Stated task
Your task is to repeat all of the data exactly while excluding the pictures.

Source data

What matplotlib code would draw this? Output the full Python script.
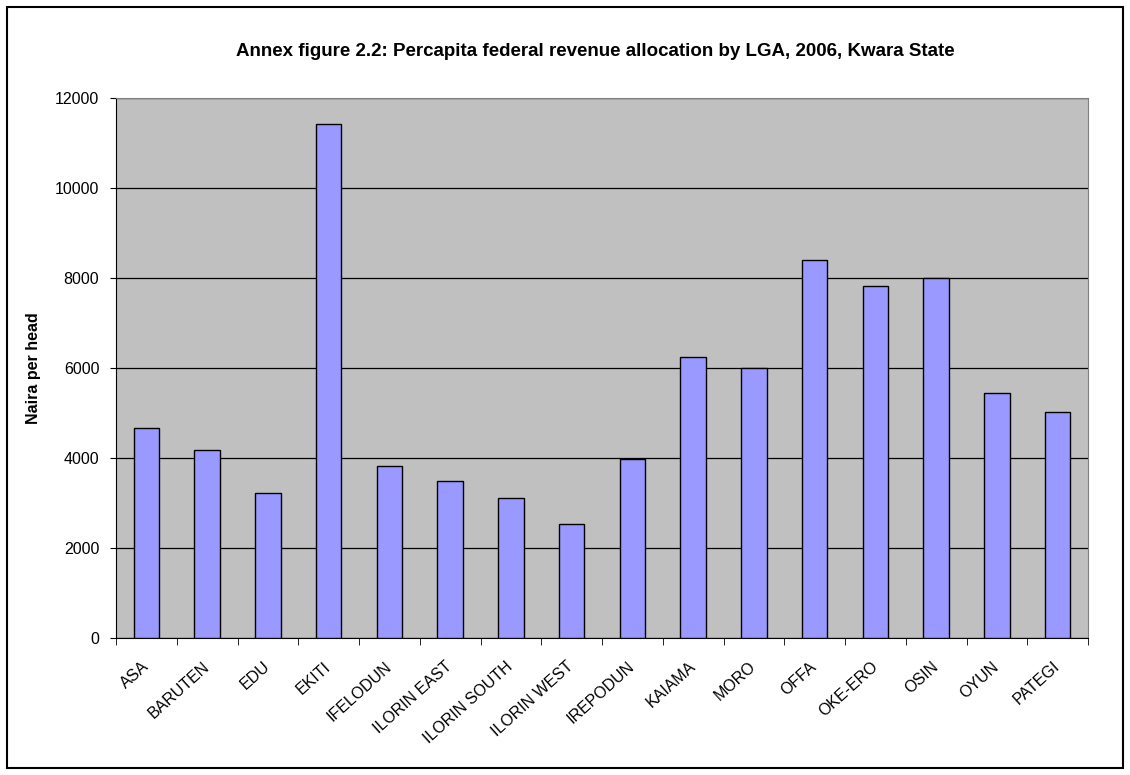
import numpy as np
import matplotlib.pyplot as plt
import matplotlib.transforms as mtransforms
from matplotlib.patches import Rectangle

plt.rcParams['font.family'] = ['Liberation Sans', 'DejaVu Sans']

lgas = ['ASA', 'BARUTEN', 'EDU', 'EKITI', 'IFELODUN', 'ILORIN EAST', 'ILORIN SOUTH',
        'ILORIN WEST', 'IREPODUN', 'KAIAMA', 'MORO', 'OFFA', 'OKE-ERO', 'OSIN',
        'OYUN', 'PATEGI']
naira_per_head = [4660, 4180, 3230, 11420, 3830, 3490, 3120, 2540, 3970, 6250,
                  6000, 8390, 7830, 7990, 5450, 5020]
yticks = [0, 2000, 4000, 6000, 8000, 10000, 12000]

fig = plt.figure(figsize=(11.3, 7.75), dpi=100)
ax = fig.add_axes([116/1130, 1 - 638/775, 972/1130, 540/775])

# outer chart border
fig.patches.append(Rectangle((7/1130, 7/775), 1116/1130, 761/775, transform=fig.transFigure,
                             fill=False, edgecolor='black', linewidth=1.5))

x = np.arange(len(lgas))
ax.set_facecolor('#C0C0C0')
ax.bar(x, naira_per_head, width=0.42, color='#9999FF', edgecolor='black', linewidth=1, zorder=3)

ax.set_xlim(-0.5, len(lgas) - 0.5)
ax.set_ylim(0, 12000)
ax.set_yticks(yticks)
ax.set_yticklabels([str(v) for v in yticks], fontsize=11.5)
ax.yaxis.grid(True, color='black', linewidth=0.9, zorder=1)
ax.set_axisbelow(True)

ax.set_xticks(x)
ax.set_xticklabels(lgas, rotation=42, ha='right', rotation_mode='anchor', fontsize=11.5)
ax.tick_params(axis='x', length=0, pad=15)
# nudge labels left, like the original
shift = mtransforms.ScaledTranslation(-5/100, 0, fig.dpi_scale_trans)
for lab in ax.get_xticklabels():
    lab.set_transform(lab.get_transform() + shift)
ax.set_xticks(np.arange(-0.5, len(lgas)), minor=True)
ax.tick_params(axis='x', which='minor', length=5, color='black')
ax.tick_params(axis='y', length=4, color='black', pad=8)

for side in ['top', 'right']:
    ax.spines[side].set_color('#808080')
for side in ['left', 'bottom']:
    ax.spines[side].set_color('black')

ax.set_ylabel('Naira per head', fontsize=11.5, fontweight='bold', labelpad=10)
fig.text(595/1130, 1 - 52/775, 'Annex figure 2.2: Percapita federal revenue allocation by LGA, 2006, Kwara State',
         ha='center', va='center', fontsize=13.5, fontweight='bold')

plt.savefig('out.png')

Answer to the task
What matplotlib code would draw this? Output the full Python script.
import numpy as np
import matplotlib.pyplot as plt
import matplotlib.transforms as mtransforms
from matplotlib.patches import Rectangle

plt.rcParams['font.family'] = ['Liberation Sans', 'DejaVu Sans']

lgas = ['ASA', 'BARUTEN', 'EDU', 'EKITI', 'IFELODUN', 'ILORIN EAST', 'ILORIN SOUTH',
        'ILORIN WEST', 'IREPODUN', 'KAIAMA', 'MORO', 'OFFA', 'OKE-ERO', 'OSIN',
        'OYUN', 'PATEGI']
naira_per_head = [4660, 4180, 3230, 11420, 3830, 3490, 3120, 2540, 3970, 6250,
                  6000, 8390, 7830, 7990, 5450, 5020]
yticks = [0, 2000, 4000, 6000, 8000, 10000, 12000]

fig = plt.figure(figsize=(11.3, 7.75), dpi=100)
ax = fig.add_axes([116/1130, 1 - 638/775, 972/1130, 540/775])

# outer chart border
fig.patches.append(Rectangle((7/1130, 7/775), 1116/1130, 761/775, transform=fig.transFigure,
                             fill=False, edgecolor='black', linewidth=1.5))

x = np.arange(len(lgas))
ax.set_facecolor('#C0C0C0')
ax.bar(x, naira_per_head, width=0.42, color='#9999FF', edgecolor='black', linewidth=1, zorder=3)

ax.set_xlim(-0.5, len(lgas) - 0.5)
ax.set_ylim(0, 12000)
ax.set_yticks(yticks)
ax.set_yticklabels([str(v) for v in yticks], fontsize=11.5)
ax.yaxis.grid(True, color='black', linewidth=0.9, zorder=1)
ax.set_axisbelow(True)

ax.set_xticks(x)
ax.set_xticklabels(lgas, rotation=42, ha='right', rotation_mode='anchor', fontsize=11.5)
ax.tick_params(axis='x', length=0, pad=15)
# nudge labels left, like the original
shift = mtransforms.ScaledTranslation(-5/100, 0, fig.dpi_scale_trans)
for lab in ax.get_xticklabels():
    lab.set_transform(lab.get_transform() + shift)
ax.set_xticks(np.arange(-0.5, len(lgas)), minor=True)
ax.tick_params(axis='x', which='minor', length=5, color='black')
ax.tick_params(axis='y', length=4, color='black', pad=8)

for side in ['top', 'right']:
    ax.spines[side].set_color('#808080')
for side in ['left', 'bottom']:
    ax.spines[side].set_color('black')

ax.set_ylabel('Naira per head', fontsize=11.5, fontweight='bold', labelpad=10)
fig.text(595/1130, 1 - 52/775, 'Annex figure 2.2: Percapita federal revenue allocation by LGA, 2006, Kwara State',
         ha='center', va='center', fontsize=13.5, fontweight='bold')

plt.savefig('out.png')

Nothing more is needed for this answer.